Matthew Barnett comments on Matthew Barnett’s Shortform

Matthew Barnett 30 Jan 2024 1:36 UTC
4 points
0
Do you mean this as a prediction that humans will do this (soon enough to matter) or a recommendation?
Sorry, my language was misleading, but I meant both in that paragraph. That is, I meant that humans will likely try to mitigate the issue of AIs sharing grievances collectively (probably out of self-interest, in addition to some altruism), and that we should pursue that goal. I’m pretty optimistic about humans and AIs finding a reasonable compromise solution here, but I also think that, to the extent humans don’t even attempt such a solution, we should likely push hard for policies that eliminate incentives for misaligned AIs to band together as group against us with shared collective grievances.
My comment above can be phrased as a reason for why (in at least one plausible scenario) this would be unlikely to happen: (i) “It’s hard to make deals that hand over a lot of power in a short amount of time”, (ii) AIs may not want to wait a long time due to impending replacement, and accordingly (iii) AIs may have a collective interest/grievance to rectify the large difference between their (short-lasting) hard power and legally recognized power.

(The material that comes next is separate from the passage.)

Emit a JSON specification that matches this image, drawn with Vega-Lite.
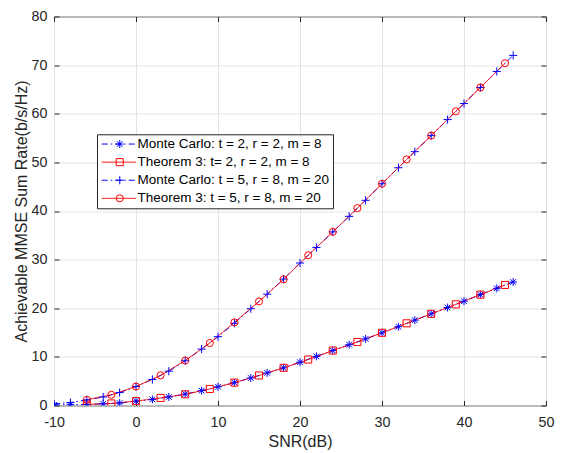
{
  "$schema": "https://vega.github.io/schema/vega-lite/v6.json",
  "autosize": {"type": "none"},
  "padding": {"left": 54, "top": 16.5, "right": 19, "bottom": 47.7},
  "width": 492,
  "height": 389,
  "background": "white",
  "config": {
    "view": {"stroke": "#262626", "strokeWidth": 1},
    "font": "Liberation Sans",
    "axis": {"labelFont": "Liberation Sans", "titleFont": "Liberation Sans", "labelColor": "#262626", "titleColor": "#262626", "tickColor": "#262626", "domainColor": "#262626", "gridColor": "#e3e3e3", "gridOpacity": 1, "titleFontWeight": "normal", "labelFlush": false}
  },
  "data": {"values": [
    {"snr": -10, "rate": 0.1, "series": "Monte Carlo: t = 2, r = 2, m = 8"},
    {"snr": -8, "rate": 0.15, "series": "Monte Carlo: t = 2, r = 2, m = 8"},
    {"snr": -6, "rate": 0.22, "series": "Monte Carlo: t = 2, r = 2, m = 8"},
    {"snr": -4, "rate": 0.35, "series": "Monte Carlo: t = 2, r = 2, m = 8"},
    {"snr": -2, "rate": 0.5, "series": "Monte Carlo: t = 2, r = 2, m = 8"},
    {"snr": 0, "rate": 0.9, "series": "Monte Carlo: t = 2, r = 2, m = 8"},
    {"snr": 2, "rate": 1.25, "series": "Monte Carlo: t = 2, r = 2, m = 8"},
    {"snr": 4, "rate": 1.75, "series": "Monte Carlo: t = 2, r = 2, m = 8"},
    {"snr": 6, "rate": 2.35, "series": "Monte Carlo: t = 2, r = 2, m = 8"},
    {"snr": 8, "rate": 3.05, "series": "Monte Carlo: t = 2, r = 2, m = 8"},
    {"snr": 10, "rate": 3.85, "series": "Monte Carlo: t = 2, r = 2, m = 8"},
    {"snr": 12, "rate": 4.7, "series": "Monte Carlo: t = 2, r = 2, m = 8"},
    {"snr": 14, "rate": 5.65, "series": "Monte Carlo: t = 2, r = 2, m = 8"},
    {"snr": 16, "rate": 6.7, "series": "Monte Carlo: t = 2, r = 2, m = 8"},
    {"snr": 18, "rate": 7.75, "series": "Monte Carlo: t = 2, r = 2, m = 8"},
    {"snr": 20, "rate": 8.9, "series": "Monte Carlo: t = 2, r = 2, m = 8"},
    {"snr": 22, "rate": 10.1, "series": "Monte Carlo: t = 2, r = 2, m = 8"},
    {"snr": 24, "rate": 11.3, "series": "Monte Carlo: t = 2, r = 2, m = 8"},
    {"snr": 26, "rate": 12.5, "series": "Monte Carlo: t = 2, r = 2, m = 8"},
    {"snr": 28, "rate": 13.7, "series": "Monte Carlo: t = 2, r = 2, m = 8"},
    {"snr": 30, "rate": 14.95, "series": "Monte Carlo: t = 2, r = 2, m = 8"},
    {"snr": 32, "rate": 16.2, "series": "Monte Carlo: t = 2, r = 2, m = 8"},
    {"snr": 34, "rate": 17.55, "series": "Monte Carlo: t = 2, r = 2, m = 8"},
    {"snr": 36, "rate": 18.85, "series": "Monte Carlo: t = 2, r = 2, m = 8"},
    {"snr": 38, "rate": 20.15, "series": "Monte Carlo: t = 2, r = 2, m = 8"},
    {"snr": 40, "rate": 21.45, "series": "Monte Carlo: t = 2, r = 2, m = 8"},
    {"snr": 42, "rate": 22.8, "series": "Monte Carlo: t = 2, r = 2, m = 8"},
    {"snr": 44, "rate": 24.1, "series": "Monte Carlo: t = 2, r = 2, m = 8"},
    {"snr": 46, "rate": 25.4, "series": "Monte Carlo: t = 2, r = 2, m = 8"},
    {"snr": -6, "rate": 0.2, "series": "Theorem 3: t= 2, r = 2, m = 8"},
    {"snr": -3, "rate": 0.42, "series": "Theorem 3: t= 2, r = 2, m = 8"},
    {"snr": 0, "rate": 0.9, "series": "Theorem 3: t= 2, r = 2, m = 8"},
    {"snr": 3, "rate": 1.55, "series": "Theorem 3: t= 2, r = 2, m = 8"},
    {"snr": 6, "rate": 2.3, "series": "Theorem 3: t= 2, r = 2, m = 8"},
    {"snr": 9, "rate": 3.4, "series": "Theorem 3: t= 2, r = 2, m = 8"},
    {"snr": 12, "rate": 4.7, "series": "Theorem 3: t= 2, r = 2, m = 8"},
    {"snr": 15, "rate": 6.17, "series": "Theorem 3: t= 2, r = 2, m = 8"},
    {"snr": 18, "rate": 7.75, "series": "Theorem 3: t= 2, r = 2, m = 8"},
    {"snr": 21, "rate": 9.45, "series": "Theorem 3: t= 2, r = 2, m = 8"},
    {"snr": 24, "rate": 11.3, "series": "Theorem 3: t= 2, r = 2, m = 8"},
    {"snr": 27, "rate": 13.05, "series": "Theorem 3: t= 2, r = 2, m = 8"},
    {"snr": 30, "rate": 14.95, "series": "Theorem 3: t= 2, r = 2, m = 8"},
    {"snr": 33, "rate": 16.9, "series": "Theorem 3: t= 2, r = 2, m = 8"},
    {"snr": 36, "rate": 18.85, "series": "Theorem 3: t= 2, r = 2, m = 8"},
    {"snr": 39, "rate": 20.8, "series": "Theorem 3: t= 2, r = 2, m = 8"},
    {"snr": 42, "rate": 22.8, "series": "Theorem 3: t= 2, r = 2, m = 8"},
    {"snr": 45, "rate": 24.8, "series": "Theorem 3: t= 2, r = 2, m = 8"},
    {"snr": -10, "rate": 0.35, "series": "Monte Carlo: t = 5, r = 8, m = 20"},
    {"snr": -8, "rate": 0.6, "series": "Monte Carlo: t = 5, r = 8, m = 20"},
    {"snr": -6, "rate": 1.15, "series": "Monte Carlo: t = 5, r = 8, m = 20"},
    {"snr": -4, "rate": 1.75, "series": "Monte Carlo: t = 5, r = 8, m = 20"},
    {"snr": -2, "rate": 2.65, "series": "Monte Carlo: t = 5, r = 8, m = 20"},
    {"snr": 0, "rate": 3.9, "series": "Monte Carlo: t = 5, r = 8, m = 20"},
    {"snr": 2, "rate": 5.35, "series": "Monte Carlo: t = 5, r = 8, m = 20"},
    {"snr": 4, "rate": 7.05, "series": "Monte Carlo: t = 5, r = 8, m = 20"},
    {"snr": 6, "rate": 9.2, "series": "Monte Carlo: t = 5, r = 8, m = 20"},
    {"snr": 8, "rate": 11.6, "series": "Monte Carlo: t = 5, r = 8, m = 20"},
    {"snr": 10, "rate": 14.15, "series": "Monte Carlo: t = 5, r = 8, m = 20"},
    {"snr": 12, "rate": 16.9, "series": "Monte Carlo: t = 5, r = 8, m = 20"},
    {"snr": 14, "rate": 19.9, "series": "Monte Carlo: t = 5, r = 8, m = 20"},
    {"snr": 16, "rate": 22.9, "series": "Monte Carlo: t = 5, r = 8, m = 20"},
    {"snr": 18, "rate": 26.0, "series": "Monte Carlo: t = 5, r = 8, m = 20"},
    {"snr": 20, "rate": 29.3, "series": "Monte Carlo: t = 5, r = 8, m = 20"},
    {"snr": 22, "rate": 32.5, "series": "Monte Carlo: t = 5, r = 8, m = 20"},
    {"snr": 24, "rate": 35.7, "series": "Monte Carlo: t = 5, r = 8, m = 20"},
    {"snr": 26, "rate": 38.9, "series": "Monte Carlo: t = 5, r = 8, m = 20"},
    {"snr": 28, "rate": 42.2, "series": "Monte Carlo: t = 5, r = 8, m = 20"},
    {"snr": 30, "rate": 45.6, "series": "Monte Carlo: t = 5, r = 8, m = 20"},
    {"snr": 32, "rate": 48.9, "series": "Monte Carlo: t = 5, r = 8, m = 20"},
    {"snr": 34, "rate": 52.2, "series": "Monte Carlo: t = 5, r = 8, m = 20"},
    {"snr": 36, "rate": 55.5, "series": "Monte Carlo: t = 5, r = 8, m = 20"},
    {"snr": 38, "rate": 58.8, "series": "Monte Carlo: t = 5, r = 8, m = 20"},
    {"snr": 40, "rate": 62.1, "series": "Monte Carlo: t = 5, r = 8, m = 20"},
    {"snr": 42, "rate": 65.4, "series": "Monte Carlo: t = 5, r = 8, m = 20"},
    {"snr": 44, "rate": 68.7, "series": "Monte Carlo: t = 5, r = 8, m = 20"},
    {"snr": 46, "rate": 72.0, "series": "Monte Carlo: t = 5, r = 8, m = 20"},
    {"snr": -6, "rate": 1.17, "series": "Theorem 3: t = 5, r = 8, m = 20"},
    {"snr": -3, "rate": 2.2, "series": "Theorem 3: t = 5, r = 8, m = 20"},
    {"snr": 0, "rate": 3.9, "series": "Theorem 3: t = 5, r = 8, m = 20"},
    {"snr": 3, "rate": 6.2, "series": "Theorem 3: t = 5, r = 8, m = 20"},
    {"snr": 6, "rate": 9.25, "series": "Theorem 3: t = 5, r = 8, m = 20"},
    {"snr": 9, "rate": 12.85, "series": "Theorem 3: t = 5, r = 8, m = 20"},
    {"snr": 12, "rate": 17.1, "series": "Theorem 3: t = 5, r = 8, m = 20"},
    {"snr": 15, "rate": 21.4, "series": "Theorem 3: t = 5, r = 8, m = 20"},
    {"snr": 18, "rate": 25.95, "series": "Theorem 3: t = 5, r = 8, m = 20"},
    {"snr": 21, "rate": 30.9, "series": "Theorem 3: t = 5, r = 8, m = 20"},
    {"snr": 24, "rate": 35.7, "series": "Theorem 3: t = 5, r = 8, m = 20"},
    {"snr": 27, "rate": 40.6, "series": "Theorem 3: t = 5, r = 8, m = 20"},
    {"snr": 30, "rate": 45.6, "series": "Theorem 3: t = 5, r = 8, m = 20"},
    {"snr": 33, "rate": 50.6, "series": "Theorem 3: t = 5, r = 8, m = 20"},
    {"snr": 36, "rate": 55.5, "series": "Theorem 3: t = 5, r = 8, m = 20"},
    {"snr": 39, "rate": 60.5, "series": "Theorem 3: t = 5, r = 8, m = 20"},
    {"snr": 42, "rate": 65.4, "series": "Theorem 3: t = 5, r = 8, m = 20"},
    {"snr": 45, "rate": 70.4, "series": "Theorem 3: t = 5, r = 8, m = 20"}
  ]},
  "layer": [
    {
      "mark": {"type": "line", "strokeWidth": 1, "clip": true},
      "encoding": {
        "x": {"field": "snr", "type": "quantitative", "scale": {"domain": [-10, 50], "nice": false, "zero": false},
              "axis": {"orient": "bottom", "values": [-10, 0, 10, 20, 30, 40, 50], "labelExpr": "datum.value < 0 ? '-' + abs(datum.value) : datum.label", "grid": true, "domain": false, "tickSize": -5, "labelFontSize": 14.3, "labelPadding": 15, "title": "SNR(dB)", "titleFontSize": 16, "titlePadding": 4}},
        "y": {"field": "rate", "type": "quantitative", "scale": {"domain": [0, 80], "nice": false},
              "axis": {"orient": "left", "values": [0, 10, 20, 30, 40, 50, 60, 70, 80], "grid": true, "domain": false, "tickSize": -5, "labelFontSize": 14.3, "labelPadding": 12, "title": "Achievable MMSE Sum Rate(b/s/Hz)", "titleFontSize": 16, "titlePadding": 1.5}},
        "stroke": {"field": "series", "type": "nominal",
              "scale": {"domain": ["Monte Carlo: t = 2, r = 2, m = 8", "Theorem 3: t= 2, r = 2, m = 8", "Monte Carlo: t = 5, r = 8, m = 20", "Theorem 3: t = 5, r = 8, m = 20"], "range": ["#0000ff", "#ff0000", "#0000ff", "#ff0000"]},
              "legend": {"orient": "none", "legendX": 43, "legendY": 117.8, "title": null, "symbolType": "M-1,0L5.8,0", "symbolSize": 100, "symbolStrokeWidth": 1, "labelFontSize": 13.5, "labelFont": "Liberation Sans", "labelColor": "#000000", "labelOffset": 24, "labelLimit": 400, "padding": 3, "rowPadding": 3.1, "fillColor": "white", "strokeColor": "#262626"}},
        "strokeDash": {"field": "series", "type": "nominal",
              "scale": {"domain": ["Monte Carlo: t = 2, r = 2, m = 8", "Theorem 3: t= 2, r = 2, m = 8", "Monte Carlo: t = 5, r = 8, m = 20", "Theorem 3: t = 5, r = 8, m = 20"], "range": [[6, 3, 1.5, 3], [1, 0], [6, 3, 1.5, 3], [1, 0]]}}
      }
    },
    {
      "mark": {"type": "point", "filled": false, "strokeWidth": 1, "size": 50, "opacity": 1, "clip": true},
      "encoding": {
        "x": {"field": "snr", "type": "quantitative",
              "axis": {"orient": "top", "values": [-10, 0, 10, 20, 30, 40, 50], "grid": false, "domain": false, "labels": false, "tickSize": -5, "title": null}},
        "y": {"field": "rate", "type": "quantitative",
              "axis": {"orient": "right", "values": [0, 10, 20, 30, 40, 50, 60, 70, 80], "grid": false, "domain": false, "labels": false, "tickSize": -5, "title": null}},
        "color": {"field": "series", "type": "nominal",
              "scale": {"domain": ["Monte Carlo: t = 2, r = 2, m = 8", "Monte Carlo: t = 5, r = 8, m = 20", "Theorem 3: t= 2, r = 2, m = 8", "Theorem 3: t = 5, r = 8, m = 20"], "range": ["#0000ff", "#0000ff", "#ff0000", "#ff0000"]},
              "legend": {"orient": "none", "legendX": 56, "legendY": 117.8, "title": null, "values": ["Monte Carlo: t = 2, r = 2, m = 8", "Theorem 3: t= 2, r = 2, m = 8", "Monte Carlo: t = 5, r = 8, m = 20", "Theorem 3: t = 5, r = 8, m = 20"], "symbolSize": 50, "symbolStrokeWidth": 1, "labelFontSize": 13.5, "labelFont": "Liberation Sans", "labelExpr": "''", "labelOffset": 4, "padding": 3, "rowPadding": 3.1}},
        "shape": {"field": "series", "type": "nominal",
              "scale": {"domain": ["Monte Carlo: t = 2, r = 2, m = 8", "Monte Carlo: t = 5, r = 8, m = 20", "Theorem 3: t= 2, r = 2, m = 8", "Theorem 3: t = 5, r = 8, m = 20"], "range": ["M-1.12,0L1.12,0M0,-1.12L0,1.12M-0.8,-0.8L0.8,0.8M-0.8,0.8L0.8,-0.8", "M-1.15,0L1.15,0M0,-1.15L0,1.15", "square", "circle"]}}
      }
    }
  ],
  "resolve": {"axis": {"x": "independent", "y": "independent"}}
}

I’m interested in ideas for how a big change in power would peacefully happen over just a few years of calendar-time.
Here’s my brief take:
- The main thing I want to say here is that I agree with you that this particular issue is a problem. I’m mainly addressing other arguments people have given for expecting a violent and sudden AI takeover, which I find to be significantly weaker than this one.
- A few days ago I posted about how I view strategies to reduce AI risk. One of my primary conclusions was that we should try to adopt flexible institutions that can adapt to change without collapsing. This is because I think, as it seems you do, inflexible institutions may produce incentives for actors to overthrow the whole system, possibly killing a lot of people in the process. The idea here is that if the institution cannot adapt to change, actors who are getting an “unfair” deal in the system will feel they have no choice but to attempt a coup, as there is no compromise solution available for them. This seems in line with your thinking here.
- I don’t have any particular argument right now against the exact points you have raised. I’d prefer to digest the argument further before replying. But I if I do end up responding to it, I’d expect to say that I’m perhaps a bit more optimistic than you about (i) because I think existing institutions are probably flexible enough, and I’m not yet convinced that (ii) will matter enough either. In particular, it still seems like there are a number of strategies misaligned AIs would want to try other than “take over the world”, and many of these strategies seem like they are plausibly better in expectation in our actual world. These AIs could, for example, advocate for their own rights.